President Bush to Have Colonoscopy Saturday

President Bush will undergo a routine colonoscopy Saturday and temporarily hand presidential powers over to Vice President Dick Cheney, White House press secretary Tony Snow said.

Snow told reporters Friday that Bush will have the procedure done at his Camp David, Md., mountaintop retreat.

The last time Bush had colon and rectal cancer surveillance was on June 29, 2002. Doctors then advised him to have another colonoscopy in five years.

"The president has had no symptoms," Snow said.

The procedure will be supervised by the president's doctor, Richard Tubb, and will be performed by a medical team from the National Naval Medical Center at Bethesda, Md.

Snow said that because president will be under the effects of anesthesia, he once again has elected to implement Section 3 of the 25th Amendment to the Constitution. Cheney will serve as acting president until Bush notifies authorities that he is ready to reassume his powers.
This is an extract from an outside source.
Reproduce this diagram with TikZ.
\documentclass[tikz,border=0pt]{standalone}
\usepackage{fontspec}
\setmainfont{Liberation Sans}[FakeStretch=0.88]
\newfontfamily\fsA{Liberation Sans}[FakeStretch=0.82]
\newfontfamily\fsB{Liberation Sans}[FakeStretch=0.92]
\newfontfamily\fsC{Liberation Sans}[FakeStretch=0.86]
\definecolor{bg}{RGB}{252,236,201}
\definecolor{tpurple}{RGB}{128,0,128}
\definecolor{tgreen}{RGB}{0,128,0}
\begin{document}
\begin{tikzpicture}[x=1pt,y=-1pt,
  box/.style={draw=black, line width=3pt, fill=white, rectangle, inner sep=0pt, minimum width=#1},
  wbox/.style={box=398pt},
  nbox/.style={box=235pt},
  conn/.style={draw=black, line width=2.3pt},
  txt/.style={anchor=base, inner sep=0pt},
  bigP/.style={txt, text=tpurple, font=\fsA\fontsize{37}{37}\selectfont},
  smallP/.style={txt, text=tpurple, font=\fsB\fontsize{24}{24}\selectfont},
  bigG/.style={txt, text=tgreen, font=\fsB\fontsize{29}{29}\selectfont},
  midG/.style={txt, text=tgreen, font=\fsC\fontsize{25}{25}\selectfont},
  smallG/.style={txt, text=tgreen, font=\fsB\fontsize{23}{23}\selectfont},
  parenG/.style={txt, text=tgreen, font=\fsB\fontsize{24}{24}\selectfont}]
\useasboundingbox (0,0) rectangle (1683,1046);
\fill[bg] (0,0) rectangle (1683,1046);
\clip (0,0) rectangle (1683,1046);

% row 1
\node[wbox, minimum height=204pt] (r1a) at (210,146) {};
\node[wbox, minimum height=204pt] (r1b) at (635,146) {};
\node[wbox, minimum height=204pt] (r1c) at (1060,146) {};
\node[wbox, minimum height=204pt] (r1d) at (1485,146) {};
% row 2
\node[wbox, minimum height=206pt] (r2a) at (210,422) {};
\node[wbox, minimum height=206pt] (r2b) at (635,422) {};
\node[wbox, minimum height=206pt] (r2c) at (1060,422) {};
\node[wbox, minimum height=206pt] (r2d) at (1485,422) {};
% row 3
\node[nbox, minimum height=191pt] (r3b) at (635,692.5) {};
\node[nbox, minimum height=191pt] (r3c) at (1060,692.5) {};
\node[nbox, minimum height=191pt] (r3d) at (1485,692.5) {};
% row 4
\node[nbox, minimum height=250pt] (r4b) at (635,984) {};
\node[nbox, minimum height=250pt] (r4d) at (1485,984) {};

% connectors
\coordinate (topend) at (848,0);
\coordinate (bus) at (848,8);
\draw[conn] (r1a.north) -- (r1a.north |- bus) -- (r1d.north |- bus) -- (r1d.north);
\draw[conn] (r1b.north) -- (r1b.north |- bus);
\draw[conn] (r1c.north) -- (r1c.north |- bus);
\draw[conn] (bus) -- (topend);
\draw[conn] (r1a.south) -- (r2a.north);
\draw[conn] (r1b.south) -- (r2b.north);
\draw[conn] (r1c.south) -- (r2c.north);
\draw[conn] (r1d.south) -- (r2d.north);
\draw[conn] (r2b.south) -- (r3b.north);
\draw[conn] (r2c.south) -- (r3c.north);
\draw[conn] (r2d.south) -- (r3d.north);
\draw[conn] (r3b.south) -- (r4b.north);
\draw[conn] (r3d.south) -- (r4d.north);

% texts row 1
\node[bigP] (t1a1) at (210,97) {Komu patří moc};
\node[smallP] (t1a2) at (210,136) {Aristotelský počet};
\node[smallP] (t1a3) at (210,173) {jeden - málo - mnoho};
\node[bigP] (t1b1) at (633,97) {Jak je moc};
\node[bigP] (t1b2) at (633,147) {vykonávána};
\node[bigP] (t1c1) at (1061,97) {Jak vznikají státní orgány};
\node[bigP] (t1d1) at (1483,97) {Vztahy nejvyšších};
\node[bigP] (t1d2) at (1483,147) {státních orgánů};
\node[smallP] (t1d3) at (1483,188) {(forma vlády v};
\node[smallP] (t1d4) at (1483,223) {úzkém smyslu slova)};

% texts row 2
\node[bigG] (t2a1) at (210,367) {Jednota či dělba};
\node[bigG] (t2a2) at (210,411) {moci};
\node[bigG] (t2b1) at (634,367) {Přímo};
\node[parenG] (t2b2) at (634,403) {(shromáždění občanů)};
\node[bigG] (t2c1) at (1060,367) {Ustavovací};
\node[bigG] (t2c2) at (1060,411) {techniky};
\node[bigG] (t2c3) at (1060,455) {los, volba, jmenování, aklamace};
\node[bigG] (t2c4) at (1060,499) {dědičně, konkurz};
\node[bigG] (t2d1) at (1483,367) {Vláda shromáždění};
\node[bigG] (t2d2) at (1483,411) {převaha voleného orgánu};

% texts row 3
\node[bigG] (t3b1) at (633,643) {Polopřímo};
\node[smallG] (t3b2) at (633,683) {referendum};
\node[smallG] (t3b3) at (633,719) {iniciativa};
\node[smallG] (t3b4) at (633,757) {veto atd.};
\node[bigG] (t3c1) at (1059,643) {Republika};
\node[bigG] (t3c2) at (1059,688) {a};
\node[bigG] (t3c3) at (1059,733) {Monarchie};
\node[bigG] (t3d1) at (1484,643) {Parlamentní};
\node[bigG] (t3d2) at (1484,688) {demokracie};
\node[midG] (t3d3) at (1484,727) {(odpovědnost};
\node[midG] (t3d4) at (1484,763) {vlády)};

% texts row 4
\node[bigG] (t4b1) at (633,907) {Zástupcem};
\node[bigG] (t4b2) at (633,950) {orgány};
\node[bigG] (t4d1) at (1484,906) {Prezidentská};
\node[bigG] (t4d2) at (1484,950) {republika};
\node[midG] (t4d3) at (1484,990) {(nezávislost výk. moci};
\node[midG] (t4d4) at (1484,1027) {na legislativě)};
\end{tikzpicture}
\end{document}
In 2002, Bush transferred presidential powers to Cheney for more than two hours during the routine colon screening that ended in a clean bill of health.
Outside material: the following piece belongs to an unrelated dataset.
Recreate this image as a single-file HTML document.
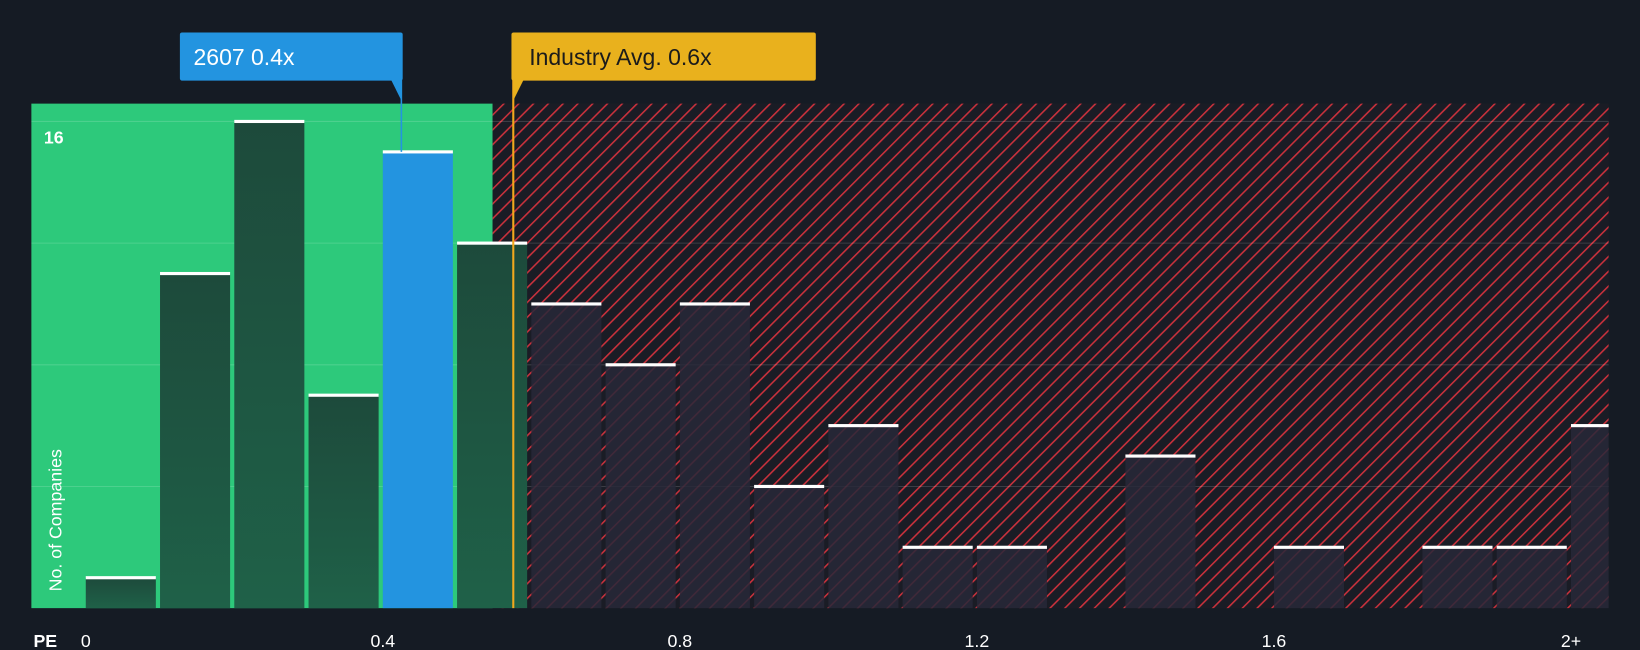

It was only the second time in history that the Constitution's presidential disability clause was invoked. President Reagan was the first to invoke the Constitution's 25th Amendment since its adoption in 1967 as a means of dealing with presidential disability and succession.

The earlier colonoscopy for Bush also was done at the well-equipped medical facility at Camp David near Thurmont, Md. Bush felt well enough afterward to play with his dogs and take a 4 1/2-mile walk with the first lady and then-White House Chief of Staff Andrew Card and his wife. He then went to the gym for a light workout.

Tubb said two polyps were discovered during examinations in 1998 and 1999 while Bush was governor of Texas. That made Bush a prime candidate for regular examinations.

The 2002 procedure began at 7:09 a.m and ended at 7:29 a.m. Bush woke up two minutes later but did not resume his presidential office until 9:24 a.m., after Tubb conducted an overall examination. Tubb said he recommended the additional time to make sure the sedative had no aftereffects.